I don’t know about you, but when I see a photo come across my Facebook feed for the third time because a photographer’s marketing strategy is “more is more,” I get a little annoyed. That’s an immediate unfollow for sure. There are enough actual spam accounts out there; it’s sad to see talented photographers spamming each other because they’re a little too click-happy with the re-share button. Keep in mind that many of the same people belong to multiple photography groups on Facebook (especially location-based groups), so you’re likely spamming the same folks with that eighth post of your photo.
3) The Meme Pirate
Example: Person A posts a funny photo with a caption that is relevant to them. Person B eventually sees it and recreates it as if it is their own. Persons C through Z never see the original post, only the plagiarized version. The Meme Pirate gets all of the laughs and re-shares. Person A, who had the original funny thought, is forgotten.

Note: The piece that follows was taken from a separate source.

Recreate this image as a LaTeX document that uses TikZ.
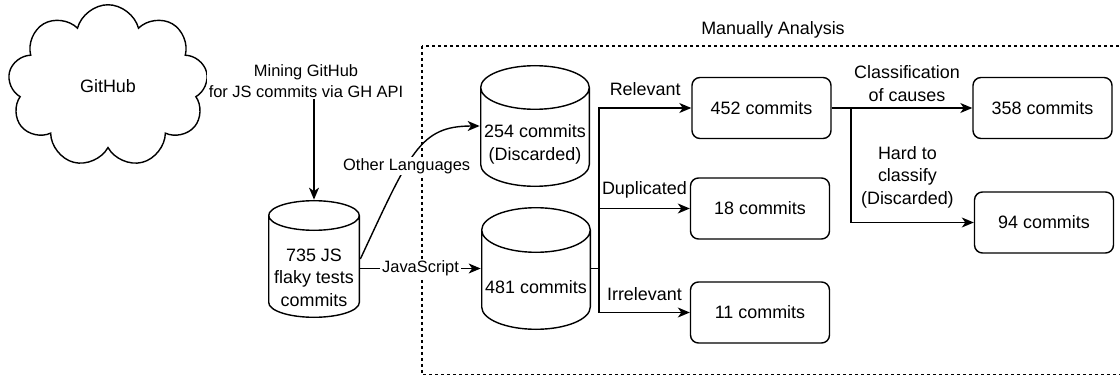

Who actually thinks this is a good idea? Some accounts were made an example of when they re-shared and profited off content without tagging the original creator. Many accounts seemingly solved the attribution problem by remaking the memes themselves. Don’t pretend like it’s yours because you changed the font and background color. Create your own funny meme. Boromir is waiting for you.
4) The Unsolicited Advisor
Example: Person A shares a photo to a photography group and does not ask for critique. Person B offers critique, or even worse, downloads the photo and re-edits it to show what they would have done differently.
I have legitimately seen this happen. Multiple times. I know that we are all experts in our own minds and we have certain techniques that we love and styles that we strive for in our own work, but please, don’t re-edit someone else’s photo without them asking you to. It’s just a dick move and seems like a no-brainer, and yet…
5) The Trojan Compliment Giver
Example: Instagram comments like “this is such a cool shot, you should really follow my friend @waycoolerthanyou76,” or “OMG LOVE THIS, can I get a follow? I know you’ll like my pics too,” or my personal favorite, “I would have cropped this differently but I see what you’re going for. Check out my photography tips on my feed @ilearnedphotographyoninstagramyesterday.”
The world is crashing and burning. We all need some positivity in our lives. If you like a photo and feel the need to comment, please make it valid and helpful. Don’t use comments as a means of self-promotion. If you really want more followers, you’ll get farther with genuine conversation and relationship-building than with veiled compliments.
What about you? Do any of these things get on your nerves? According to psychologists, we’re all at risk of being a little more irritable these days, so what’s been driving you up a wall? Get it off your chest in the comments! Thanks, togs! I fowsh can’t wait to hear what you have to add. Preesh!